(Reuters) - After years of debate since the financial crisis, the U.S. Securities and Exchange Commission adopted reforms on Wednesday designed to protect the $2.6 trillion money market mutual fund industry from investor runs.
Below is a summary of the main reforms and some related measures in light of new structural changes for money funds.
*Prime funds, including institutional municipal funds, will be required to maintain a floating net asset value rounded to the fourth decimal place.
*Government and retail funds are exempt from this requirement; municipal tax-exempt funds are exempt if they meet the definition of “retail.”
*Retail is defined as an account whose beneficial owner is an individual shareholder with a tax I.D. or social security number.
*Shareholders in funds with a floating NAV could measure net gains and losses for tax purposes without tracking transaction by transaction, under proposed guidance by the U.S. Treasury.
*Investors who do not use this simplified method will get full relief from “wash sale” tax rules.
*SEC’s rules kick in after two years.
*Fund boards can charge liquidity fees up to two percent of all redemptions if weekly liquid assets fall below 30 percent, and would be required to charge one percent if it falls below 10 percent.
*Redemption gates could be lowered using the same threshold, and could only last for 10 business days.

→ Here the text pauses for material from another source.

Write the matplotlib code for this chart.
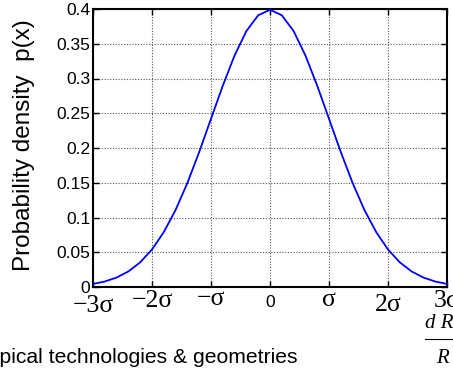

*Money funds need to disclose quickly if weekly liquid assets fall below 10 percent.
*Government funds are exempt from fees and gates, but can opt in with proper disclosure.
*Rule takes effect in two years.
*Funds must disclose on their websites certain data including daily and weekly liquid assets.
*Funds must abide by new “material event” disclosures such as imposing fees and gates.
*They also must tell the public if they have received any fund sponsor support in last 10 years.
*The SEC will remove a 60-day delay in public reporting on portfolio holdings.
*Private large “liquidity” funds will be required to report more confidential data to the SEC, in an effort to monitor the market and make sure money from money funds does not migrate into less transparent funds.
*Money funds will face tougher diversification requirements in a number of areas.
*They will also face additional “stress testing” scenarios.
*Material disclosure rules will kick in after nine months; other reforms take effect after 18 months.
*The SEC re-proposed an older measure required by the 2010 Dodd-Frank law to strip references to credit ratings out of money fund rules.
*Removal is designed to reduce investor reliance on ratings as a benchmark for credit quality.
*Instead of a rating, fund board would decide whether a security it invests in presents minimal credit risks.